▶ [WHAT TO PRODUCE] Return the lines that follow, exactly as they appear, from the first through the one containing "grid_levels = [10, 20, 30, 40]"; no pictures are to be included.
########################################
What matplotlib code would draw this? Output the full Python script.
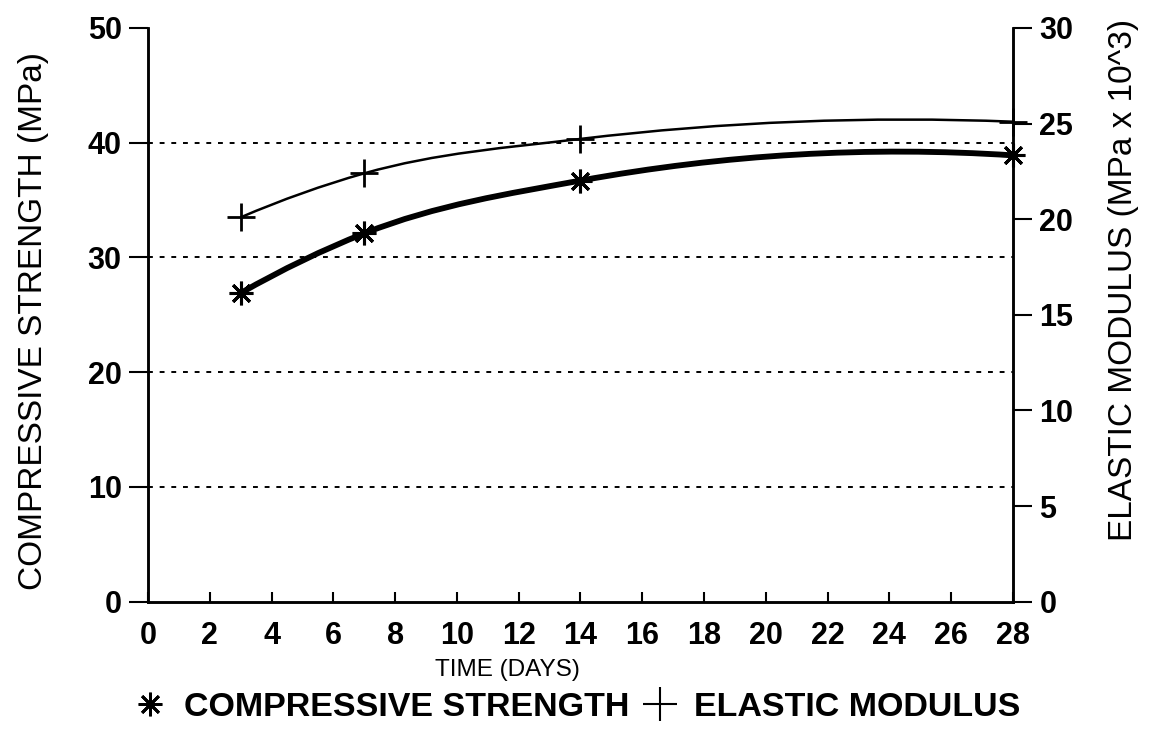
import matplotlib
matplotlib.use('Agg')
import matplotlib.pyplot as plt
from matplotlib.path import Path
from matplotlib.patches import PathPatch
from matplotlib.lines import Line2D
import numpy as np

plt.rcParams['font.family'] = ['Liberation Sans', 'DejaVu Sans']

# data
days = [3, 7, 14, 28]
compressive_strength = [26.9, 32.1, 36.7, 38.9]   # MPa, left axis
elastic_modulus = [20.1, 22.4, 24.2, 25.1]        # MPa x 10^3, right axis

x_ticks = list(range(0, 29, 2))
left_ticks = [0, 10, 20, 30, 40, 50]
right_ticks = [0, 5, 10, 15, 20, 25, 30]
grid_levels = [10, 20, 30, 40]


def smooth_path(xs, ys):
    # cubic bezier through the points (hermite tangents), drawn by matplotlib
    xs = np.asarray(xs, float)
    ys = np.asarray(ys, float)
    h = np.diff(xs)
    d = np.diff(ys) / h
    m = np.zeros(len(xs))
    for i in range(1, len(xs) - 1):
        m[i] = (d[i - 1] * h[i] + d[i] * h[i - 1]) / (h[i - 1] + h[i])
    m[0] = 2 * d[0] - m[1]
    m[-1] = 2 * d[-1] - m[-2]
    verts = [(xs[0], ys[0])]
    codes = [Path.MOVETO]
    for i in range(len(xs) - 1):
        verts += [(xs[i] + h[i] / 3, ys[i] + m[i] * h[i] / 3),
                  (xs[i + 1] - h[i] / 3, ys[i + 1] - m[i + 1] * h[i] / 3),
                  (xs[i + 1], ys[i + 1])]
        codes += [Path.CURVE4] * 3
    return Path(verts, codes)


fig = plt.figure(figsize=(11.52, 7.29), dpi=100)
ax = fig.add_axes([0.1285, 0.1746, 0.8793 - 0.1285, 0.9616 - 0.1746])
ax2 = ax.twinx()

ax.set_xlim(0, 28)
ax.set_ylim(0, 50)
ax2.set_ylim(0, 30)

# dotted grid lines
for g in grid_levels:
    ax.axhline(g, color='black', linestyle=(0, (2.5, 3.5)), linewidth=1.4, zorder=1)

# compressive strength
ax.add_patch(PathPatch(smooth_path(days, compressive_strength), fill=False,
                       edgecolor='black', linewidth=4.2, zorder=3))
ax.plot(days, compressive_strength, linestyle='none', marker=(8, 2, 0),
        markersize=17, markeredgewidth=2.2, color='black', zorder=4, clip_on=False)

# elastic modulus
ax2.add_patch(PathPatch(smooth_path(days, elastic_modulus), fill=False,
                        edgecolor='black', linewidth=1.8, zorder=3))
ax2.plot(days, elastic_modulus, linestyle='none', marker='+',
         markersize=20, markeredgewidth=2.0, color='black', zorder=4, clip_on=False)

# spines
for a in (ax, ax2):
    a.spines['top'].set_visible(False)
    for s in ('left', 'right', 'bottom'):
        a.spines[s].set_linewidth(1.8)

ax.set_xticks(x_ticks)
ax.set_yticks(left_ticks)
ax2.set_yticks(right_ticks)

ax.tick_params(axis='x', direction='in', length=7, width=1.5, pad=14, labelsize=22)
ax.tick_params(axis='y', direction='out', length=14, width=1.5, pad=5, labelsize=22)
ax2.tick_params(axis='y', direction='out', length=14, width=1.5, pad=5, labelsize=22)
for lab in ax.get_xticklabels() + ax.get_yticklabels() + ax2.get_yticklabels():
    lab.set_fontweight('bold')

ax.set_xlabel('TIME (DAYS)', fontsize=17.5)
ax.xaxis.set_label_coords(0.416, -0.100)
ax.set_ylabel('COMPRESSIVE STRENGTH (MPa)', fontsize=24)
ax.yaxis.set_label_coords(-0.115, 0.49)
ax2.set_ylabel('ELASTIC MODULUS (MPa x 10^3)', fontsize=24)
ax2.yaxis.set_label_coords(1.110, 0.56)

handles = [
    Line2D([], [], linestyle='none', marker=(8, 2, 0), markersize=17,
           markeredgewidth=2.0, color='black'),
    Line2D([], [], linestyle='none', marker='+', markersize=24,
           markeredgewidth=1.5, color='black'),
]
fig.legend(handles, ['COMPRESSIVE STRENGTH', 'ELASTIC MODULUS'], loc='center',
           bbox_to_anchor=(0.502, 0.029), ncol=2, frameon=False,
           prop={'size': 24.5, 'weight': 'bold'}, handlelength=0.8,
           handletextpad=0.6, columnspacing=0.5)

fig.savefig('out.png', dpi=100)
plt.close(fig)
########################################
▶ [THE COMPLETED TASK]
What matplotlib code would draw this? Output the full Python script.
import matplotlib
matplotlib.use('Agg')
import matplotlib.pyplot as plt
from matplotlib.path import Path
from matplotlib.patches import PathPatch
from matplotlib.lines import Line2D
import numpy as np

plt.rcParams['font.family'] = ['Liberation Sans', 'DejaVu Sans']

# data
days = [3, 7, 14, 28]
compressive_strength = [26.9, 32.1, 36.7, 38.9]   # MPa, left axis
elastic_modulus = [20.1, 22.4, 24.2, 25.1]        # MPa x 10^3, right axis

x_ticks = list(range(0, 29, 2))
left_ticks = [0, 10, 20, 30, 40, 50]
right_ticks = [0, 5, 10, 15, 20, 25, 30]
grid_levels = [10, 20, 30, 40]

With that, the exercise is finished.